> [What the task asks]:
Exact reproduction is required for the lines bounded by the one containing "Clone this diagram in TikZ." and the one containing "(0,0) rectangle (792,619);", both bounds included. Print them without any pictures.

> [Provided data]:
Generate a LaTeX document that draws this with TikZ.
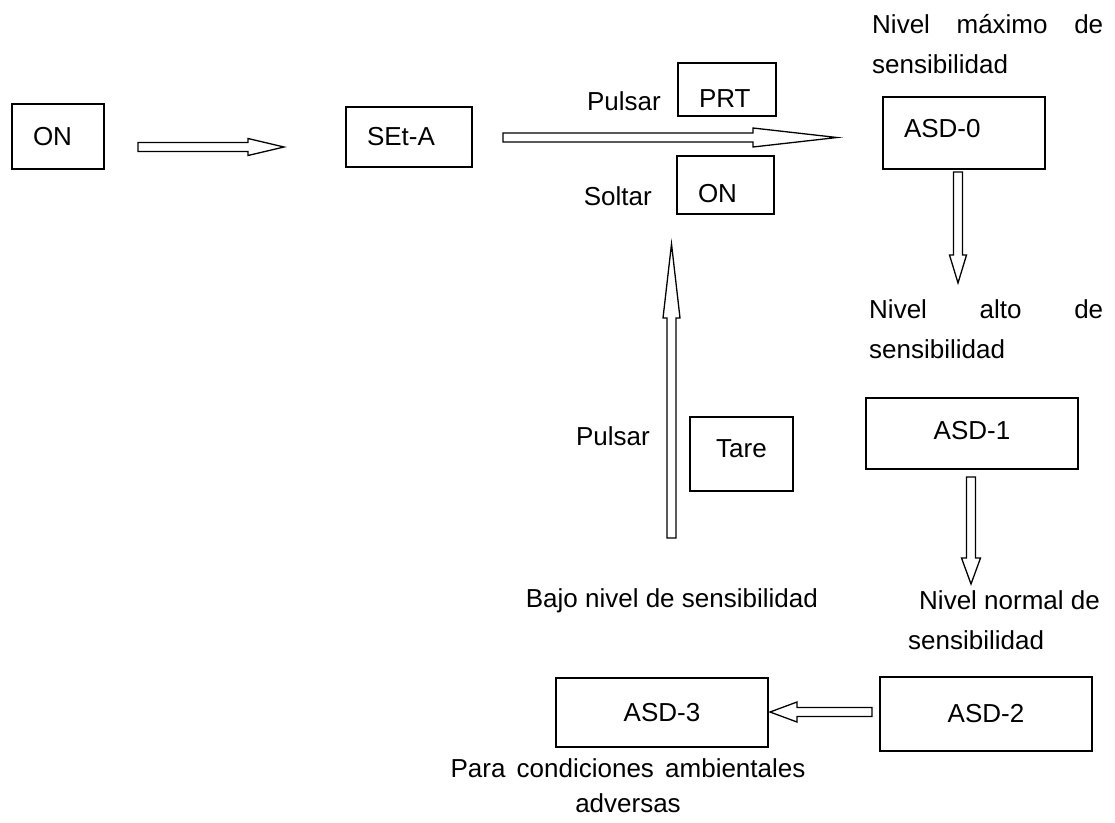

* * *

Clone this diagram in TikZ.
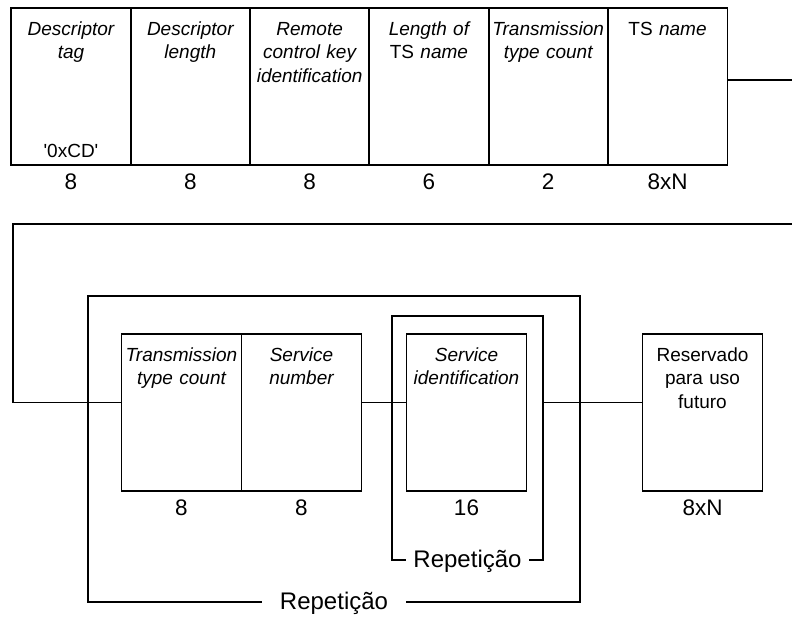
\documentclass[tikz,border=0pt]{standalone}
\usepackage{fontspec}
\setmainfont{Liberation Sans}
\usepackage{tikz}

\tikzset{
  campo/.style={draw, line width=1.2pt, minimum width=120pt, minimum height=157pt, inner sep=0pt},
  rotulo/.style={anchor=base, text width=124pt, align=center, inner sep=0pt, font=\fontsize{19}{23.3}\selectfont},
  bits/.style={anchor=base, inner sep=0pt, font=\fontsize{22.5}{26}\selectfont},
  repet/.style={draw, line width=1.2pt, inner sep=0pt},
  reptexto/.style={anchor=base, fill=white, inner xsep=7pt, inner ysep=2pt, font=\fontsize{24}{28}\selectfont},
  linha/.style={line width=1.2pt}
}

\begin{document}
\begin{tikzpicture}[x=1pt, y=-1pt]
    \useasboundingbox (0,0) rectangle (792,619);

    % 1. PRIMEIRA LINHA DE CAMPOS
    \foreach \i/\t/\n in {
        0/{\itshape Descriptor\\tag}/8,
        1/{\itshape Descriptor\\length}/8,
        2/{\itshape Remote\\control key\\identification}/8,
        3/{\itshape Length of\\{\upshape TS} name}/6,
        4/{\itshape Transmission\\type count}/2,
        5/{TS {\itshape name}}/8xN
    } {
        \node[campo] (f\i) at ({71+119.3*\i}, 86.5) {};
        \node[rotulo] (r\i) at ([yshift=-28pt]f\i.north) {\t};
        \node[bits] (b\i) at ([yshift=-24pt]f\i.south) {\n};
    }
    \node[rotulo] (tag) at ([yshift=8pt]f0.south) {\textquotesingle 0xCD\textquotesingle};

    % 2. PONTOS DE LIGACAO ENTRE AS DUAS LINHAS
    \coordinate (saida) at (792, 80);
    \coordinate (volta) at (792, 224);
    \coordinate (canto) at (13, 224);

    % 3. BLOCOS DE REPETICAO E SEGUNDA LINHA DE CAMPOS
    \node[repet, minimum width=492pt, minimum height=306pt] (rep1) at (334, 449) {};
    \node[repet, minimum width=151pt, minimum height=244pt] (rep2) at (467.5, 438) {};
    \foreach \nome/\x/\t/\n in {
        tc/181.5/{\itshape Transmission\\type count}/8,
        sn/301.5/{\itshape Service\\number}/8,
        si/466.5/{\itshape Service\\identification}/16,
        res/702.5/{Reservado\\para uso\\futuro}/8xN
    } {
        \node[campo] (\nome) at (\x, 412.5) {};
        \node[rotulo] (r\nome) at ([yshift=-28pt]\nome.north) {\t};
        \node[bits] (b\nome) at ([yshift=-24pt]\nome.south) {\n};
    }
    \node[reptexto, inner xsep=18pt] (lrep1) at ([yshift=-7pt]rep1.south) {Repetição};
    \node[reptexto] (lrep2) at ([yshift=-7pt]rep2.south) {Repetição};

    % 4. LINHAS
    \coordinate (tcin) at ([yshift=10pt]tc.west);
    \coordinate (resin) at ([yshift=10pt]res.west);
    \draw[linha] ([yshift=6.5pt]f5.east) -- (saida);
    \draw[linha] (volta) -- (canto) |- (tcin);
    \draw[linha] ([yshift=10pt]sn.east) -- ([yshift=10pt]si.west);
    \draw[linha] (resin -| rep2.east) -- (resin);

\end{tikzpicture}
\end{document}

--

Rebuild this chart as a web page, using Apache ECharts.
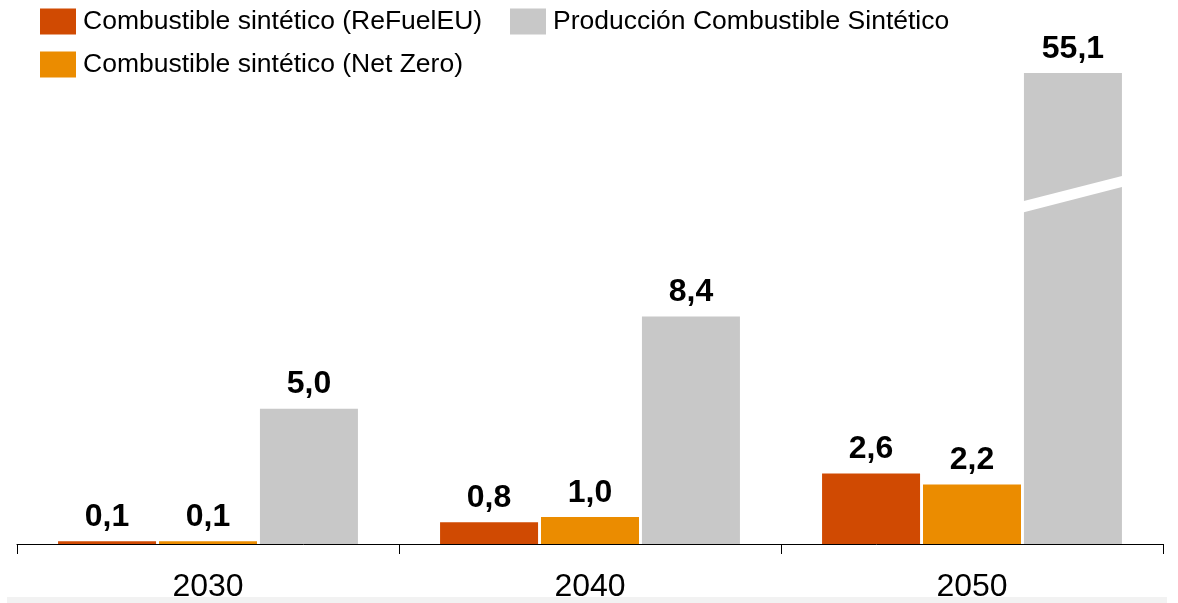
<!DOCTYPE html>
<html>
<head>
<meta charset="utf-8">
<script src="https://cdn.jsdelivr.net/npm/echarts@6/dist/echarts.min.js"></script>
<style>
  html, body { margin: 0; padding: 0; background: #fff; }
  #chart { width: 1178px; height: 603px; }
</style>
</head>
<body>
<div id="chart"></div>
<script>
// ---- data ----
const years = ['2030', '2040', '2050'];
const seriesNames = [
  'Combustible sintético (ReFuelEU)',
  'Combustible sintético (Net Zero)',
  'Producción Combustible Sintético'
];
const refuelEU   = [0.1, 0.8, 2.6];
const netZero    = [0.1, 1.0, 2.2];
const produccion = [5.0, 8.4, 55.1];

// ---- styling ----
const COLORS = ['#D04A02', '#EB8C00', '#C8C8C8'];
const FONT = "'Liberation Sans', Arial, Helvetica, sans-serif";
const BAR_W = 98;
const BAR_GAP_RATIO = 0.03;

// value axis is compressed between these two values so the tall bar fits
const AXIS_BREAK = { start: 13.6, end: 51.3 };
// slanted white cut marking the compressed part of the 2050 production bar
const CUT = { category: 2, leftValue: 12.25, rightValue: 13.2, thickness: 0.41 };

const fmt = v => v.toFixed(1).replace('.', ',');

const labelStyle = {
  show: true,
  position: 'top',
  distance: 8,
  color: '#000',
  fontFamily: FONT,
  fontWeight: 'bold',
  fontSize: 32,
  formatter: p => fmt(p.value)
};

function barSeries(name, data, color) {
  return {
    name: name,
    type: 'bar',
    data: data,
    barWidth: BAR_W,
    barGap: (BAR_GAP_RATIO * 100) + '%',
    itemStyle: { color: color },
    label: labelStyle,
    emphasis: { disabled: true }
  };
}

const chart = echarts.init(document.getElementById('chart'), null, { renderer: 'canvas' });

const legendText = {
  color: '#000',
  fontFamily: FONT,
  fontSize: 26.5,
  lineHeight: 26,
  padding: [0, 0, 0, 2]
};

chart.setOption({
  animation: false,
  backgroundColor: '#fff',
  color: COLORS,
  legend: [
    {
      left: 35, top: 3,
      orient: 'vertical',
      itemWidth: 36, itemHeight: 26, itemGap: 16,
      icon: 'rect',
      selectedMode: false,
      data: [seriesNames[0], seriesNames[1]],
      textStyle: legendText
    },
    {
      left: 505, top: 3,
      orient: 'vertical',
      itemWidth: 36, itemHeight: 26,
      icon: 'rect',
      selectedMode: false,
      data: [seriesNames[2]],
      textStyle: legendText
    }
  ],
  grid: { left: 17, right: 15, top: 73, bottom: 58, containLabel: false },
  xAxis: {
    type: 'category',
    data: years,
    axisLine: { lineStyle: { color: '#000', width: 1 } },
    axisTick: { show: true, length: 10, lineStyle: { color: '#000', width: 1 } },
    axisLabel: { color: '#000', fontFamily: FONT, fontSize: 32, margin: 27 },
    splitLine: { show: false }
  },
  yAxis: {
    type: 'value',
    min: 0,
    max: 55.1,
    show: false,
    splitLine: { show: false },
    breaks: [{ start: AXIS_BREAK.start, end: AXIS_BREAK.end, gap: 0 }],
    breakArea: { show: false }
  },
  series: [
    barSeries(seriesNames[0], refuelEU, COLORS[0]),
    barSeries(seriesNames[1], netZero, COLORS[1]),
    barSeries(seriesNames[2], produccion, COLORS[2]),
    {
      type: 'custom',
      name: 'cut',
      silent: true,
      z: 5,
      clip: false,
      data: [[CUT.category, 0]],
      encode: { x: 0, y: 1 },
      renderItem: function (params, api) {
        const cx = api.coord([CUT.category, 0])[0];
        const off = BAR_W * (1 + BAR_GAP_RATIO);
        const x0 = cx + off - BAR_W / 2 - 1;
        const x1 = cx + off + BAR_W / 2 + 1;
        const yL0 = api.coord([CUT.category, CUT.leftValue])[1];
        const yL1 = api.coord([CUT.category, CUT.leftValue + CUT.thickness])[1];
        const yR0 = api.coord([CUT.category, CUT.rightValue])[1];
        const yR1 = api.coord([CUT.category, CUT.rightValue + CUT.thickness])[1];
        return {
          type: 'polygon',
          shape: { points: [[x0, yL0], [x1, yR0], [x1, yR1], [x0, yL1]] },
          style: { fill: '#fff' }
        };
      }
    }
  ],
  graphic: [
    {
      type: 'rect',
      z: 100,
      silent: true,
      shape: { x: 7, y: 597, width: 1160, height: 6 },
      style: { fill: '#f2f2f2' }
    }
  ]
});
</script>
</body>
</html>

> [Reply]:
Clone this diagram in TikZ.
\documentclass[tikz,border=0pt]{standalone}
\usepackage{fontspec}
\setmainfont{Liberation Sans}
\usepackage{tikz}

\tikzset{
  campo/.style={draw, line width=1.2pt, minimum width=120pt, minimum height=157pt, inner sep=0pt},
  rotulo/.style={anchor=base, text width=124pt, align=center, inner sep=0pt, font=\fontsize{19}{23.3}\selectfont},
  bits/.style={anchor=base, inner sep=0pt, font=\fontsize{22.5}{26}\selectfont},
  repet/.style={draw, line width=1.2pt, inner sep=0pt},
  reptexto/.style={anchor=base, fill=white, inner xsep=7pt, inner ysep=2pt, font=\fontsize{24}{28}\selectfont},
  linha/.style={line width=1.2pt}
}

\begin{document}
\begin{tikzpicture}[x=1pt, y=-1pt]
    \useasboundingbox (0,0) rectangle (792,619);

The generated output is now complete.